From the roomers I had been reading on line, I got into my head that these books would me physically modular. That they would come in a three ring binder with the very basic rules set. Then, through the purchasing of modules you could add more advanced rules to the binders as the owner saw fit.
Perhaps this is no longer the game plan or I was mislead from the get go. Maybe all versions of these modular rules are included in these books. I don’t know and just have to wait and see.
$150 bucks for three books is a bit steep. Though, who really plays MSRP for books these days?
I want this version of Dungeons & Dragons to be the version that brings me back to the brand and keeps me there. I am holding out hope that this game is going to rock. But I am so worried it wont. I think i need more information and all I can do for now is hurry up and wait for that info to get released.
Thanks for the post and the image.
aetherealdirges says
I love that they’re working with others on design.
What I’d really like to see is that it’s not just the core books that will get dropped out for playtest. I want to see a playtest community show up on a broader scale for D&D. I know they won’t do it, but I think beta testing the stuff would make the games so much better.
Evil Garden Gnome says
Well, looks like the starter box is the way to go. I’d like to see a free rules sample doc (pre-fab characters, basic adventure, sampling of the broader rules but not fine grained, you know, the standard), but a ~25$ CAD demo isn’t too bad. It is WotC afterall.
Mouse says
I playtested D&D Next (back when it was called Next) with a varied group of players. Out of the players I played with several of us had been playing since 1st edition, the others were pretty diehard 3rd edition players. I believe I was the only one that had played every edition-including 4th. There were plenty of things that I didn’t like about it and it seemed like it was kind of all over the place. It had a bit of all editions in it (and I’m not a lover of 4th edition), but I felt a little “nerfed” by it. I played a Cleric and my fellow players played the various other classes. The various updates and changes were hard to keep up with and it got a bit frustrating. That being said…I am excited and very anxious to see where they finally went with it. The thing that I really highly enjoyed was being able to grab old modules like 1st edition’s ‘Keep on the Borderlands’ and run through it with very minimal changes. When WotC started reprinting their old modules and releasing e-versions, this opened up a lot more variety. $50 is a bit steep, but I guess that’s pretty much the cost in today’s market for a print game. Hopefully local hobby shops will support it and they will do a D&D Game Night like the current D&D Encounters that has been occurring every Wed.
DocTruthyness says
They killed it.
This edition of D&D had to have one goal: bring millions of twelve-year-olds into the hobby. Without that feat, there simply aren’t enough aging geeks left to sustain the hobby.

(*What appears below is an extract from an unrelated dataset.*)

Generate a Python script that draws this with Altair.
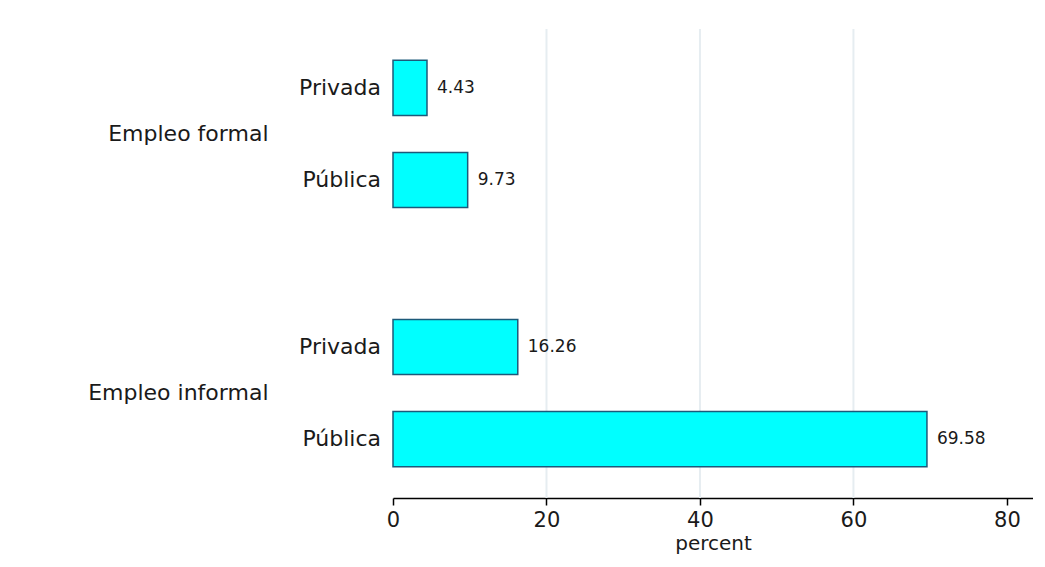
import altair as alt
import pandas as pd

# ---- data ----
groups = ["Empleo formal", "Empleo formal", "Empleo informal", "Empleo informal"]
sectors = ["Privada", "Pública", "Privada", "Pública"]
percent = [4.43, 9.73, 16.26, 69.58]
group_order = ["Empleo formal", "Empleo informal"]
sector_order = ["Privada", "Pública"]
tick_values = [0, 20, 40, 60, 80]
grid_values = [20, 40, 60]

df = pd.DataFrame({"grupo": groups, "sector": sectors, "percent": percent})
grid_df = pd.DataFrame({"g": grid_values})

FONT = "DejaVu Sans"
TXT = "#1a1a1a"

x_scale = alt.Scale(domain=[0, 83.4], nice=False, zero=True)
x_axis = alt.Axis(values=tick_values, grid=False, title="percent",
                  domainColor="black", domainWidth=1.5,
                  tickColor="black", tickSize=7, tickWidth=1.5,
                  labelFontSize=21, labelFont=FONT, labelColor=TXT,
                  labelPadding=4, labelFlush=False, labelOverlap=False,
                  titleFontSize=20, titleFont=FONT, titleColor=TXT,
                  titleFontWeight="normal", titlePadding=3)
y_enc = alt.Y("grupo:N", sort=group_order,
              scale=alt.Scale(paddingInner=0.3, paddingOuter=0.0554),
              axis=alt.Axis(title=None, domain=False, ticks=False, grid=False,
                            labelFontSize=22, labelFont=FONT, labelColor=TXT,
                            labelPadding=125, labelLimit=400))
yoff_enc = alt.YOffset("sector:N", sort=sector_order,
                       scale=alt.Scale(paddingInner=0.4, paddingOuter=0.185))

grid = alt.Chart(grid_df).mark_rule(color="#e6edf1", strokeWidth=2).encode(
    x=alt.X("g:Q", scale=x_scale, axis=x_axis)
)

bars = alt.Chart(df).mark_bar(color="#00ffff", stroke="#1c5a7a", strokeWidth=1.5).encode(
    x=alt.X("percent:Q", scale=x_scale, axis=x_axis),
    y=y_enc,
    yOffset=yoff_enc,
)

values = alt.Chart(df).mark_text(align="left", baseline="middle", dx=10,
                                 fontSize=17, font=FONT, color=TXT).encode(
    x=alt.X("percent:Q", scale=x_scale, axis=x_axis),
    y=y_enc,
    yOffset=yoff_enc,
    text=alt.Text("percent:Q", format=".2f"),
)

sector_labels = alt.Chart(df).mark_text(align="right", baseline="middle", dx=-12,
                                        fontSize=22, font=FONT, color=TXT).encode(
    x=alt.datum(0),
    y=y_enc,
    yOffset=yoff_enc,
    text="sector:N",
)

chart = alt.layer(grid, bars, values, sector_labels).properties(
    width=640, height=469,
    autosize=alt.AutoSizeParams(type="none"),
    padding={"left": 385, "top": 21, "right": 0, "bottom": 58},
    background="white",
).configure_view(stroke=None)

chart.save("out.html", embed_options={"renderer": "svg", "actions": False})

Three 300+ page books at $50 each is a recipe for disaster. Both the size and expense present insurmountable barriers to adoption of the system by new players.
This was D&D’s last chance. And they failed.
Jc3 says
Except that the rules PDF will be free, so millions of twelve year olds can try it, and if suitably impressed, save their money or ask for the books as gifts. Fifty bucks today is about 25-30 1984 dollars, which was when many of us aging geeks were spending our allowance on 2nd Edition hardcovers.
Chris Stevens says
Yikes! That’s quite a premature sentencing! I think we should be presented with evidence first, no?
DarkplaneDM says
Great to see more posts here at Critical Hits. Keep em rolling. I echo your excitement. Can’t wait to hear and see more. Hopes are high for the best edition yet.
DarkplaneDM says
Also, hooray for better art! MtG is sharing some of its terrific aesthetic.